Amur, G.S. ‘Preface’. The Legacy and Other Stories. Calcutta: Writers Workshop, 1978.

Atrey, Mukta and Kirpal, Viney. Shashi Deshpande : A Feminist Study of Her Fiction. New Delhi : B.R. Publishing Corporation, 1998.

Dhawan, R.K. ed. Indian Women Novelists Vol. V. New Delhi : Prestige Books, 1991.

Deshpande, Shashi. The Binding Vine. New Delhi : Penguin, 1998.

________________ Writing from the Margin and other Essays. New Delhi : Penguin, 2003.

Jain, Naresh K. ed. “Of concerns, Of Anxieties”, Women in Indo-Anglian Fiction : Tradition and Modernity. New Delhi : Manohar Publishers, 1998.

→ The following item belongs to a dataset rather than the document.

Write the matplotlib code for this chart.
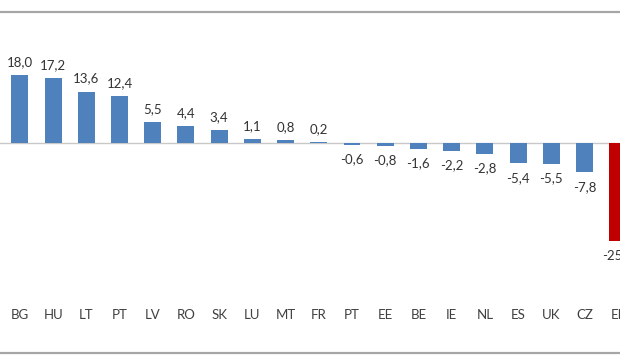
import matplotlib
matplotlib.use("Agg")
import matplotlib.pyplot as plt
from matplotlib.lines import Line2D

# country codes and change values
countries = ["BG", "HU", "LT", "PT", "LV", "RO", "SK", "LU", "MT", "FR",
             "PT", "EE", "BE", "IE", "NL", "ES", "UK", "CZ", "EL"]
values = [18.0, 17.2, 13.6, 12.4, 5.5, 4.4, 3.4, 1.1, 0.8, 0.2,
          -0.6, -0.8, -1.6, -2.2, -2.8, -5.4, -5.5, -7.8, -25.9]
highlight = "EL"

blue = "#4F81BD"
red = "#C00000"

plt.rcParams['font.family'] = ['Lato', 'DejaVu Sans']

fig = plt.figure(figsize=(6.2, 3.6), dpi=100)
ax = fig.add_axes([0, 0, 1, 1])

x = list(range(len(countries)))
colors = [red if c == highlight else blue for c in countries]
ax.bar(x, values, width=0.51, color=colors, zorder=2)

# zero line
ax.axhline(0, color="#C8C8C8", lw=1.0, zorder=1)

# value labels
for xi, v in zip(x, values):
    txt = ("%.1f" % v).replace(".", ",")
    if v >= 0:
        ax.annotate(txt, (xi, v), xytext=(0, 5), textcoords="offset points",
                    ha="center", va="bottom", fontsize=9.5, color="#333333")
    else:
        ax.annotate(txt, (xi, v), xytext=(0, -6), textcoords="offset points",
                    ha="center", va="top", fontsize=9.5, color="#333333")

# category labels
for xi, c in zip(x, countries):
    ax.text(xi, -45.5, c, ha="center", va="center", fontsize=9.5, color="#404040")

ax.set_xlim(-0.6, 18.07)
ax.set_ylim(-57.4, 37.8)
ax.axis("off")

# frame lines (top and bottom of the chart area)
fig.add_artist(Line2D([0, 1], [1 - 12 / 360, 1 - 12 / 360], color="#A6A6A6", lw=1.6))
fig.add_artist(Line2D([0, 1], [7 / 360, 7 / 360], color="#A6A6A6", lw=1.6))

fig.savefig("out.png", dpi=100, facecolor="white")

Jha, Subhash K. “Coming to Terms with Tragedy – Review of The Binding Vine”, The Economic Times, No. 30, 1994.

Reddy, Y.S. Sunita. A Feminist Perspective on the Novels of Shashi Deshpande. New Delhi: Prestige, 2001.

Beauvoir, Simone de. The Second Sex. trans. and ed. H.M. Parshley 1953; rpt. London : Vintage Classics, 1997.

Dowling, Colette. The Cindrella Complex : Women’s Hidden Fears of Independence. USA : Fontana Paperbacks, 1982.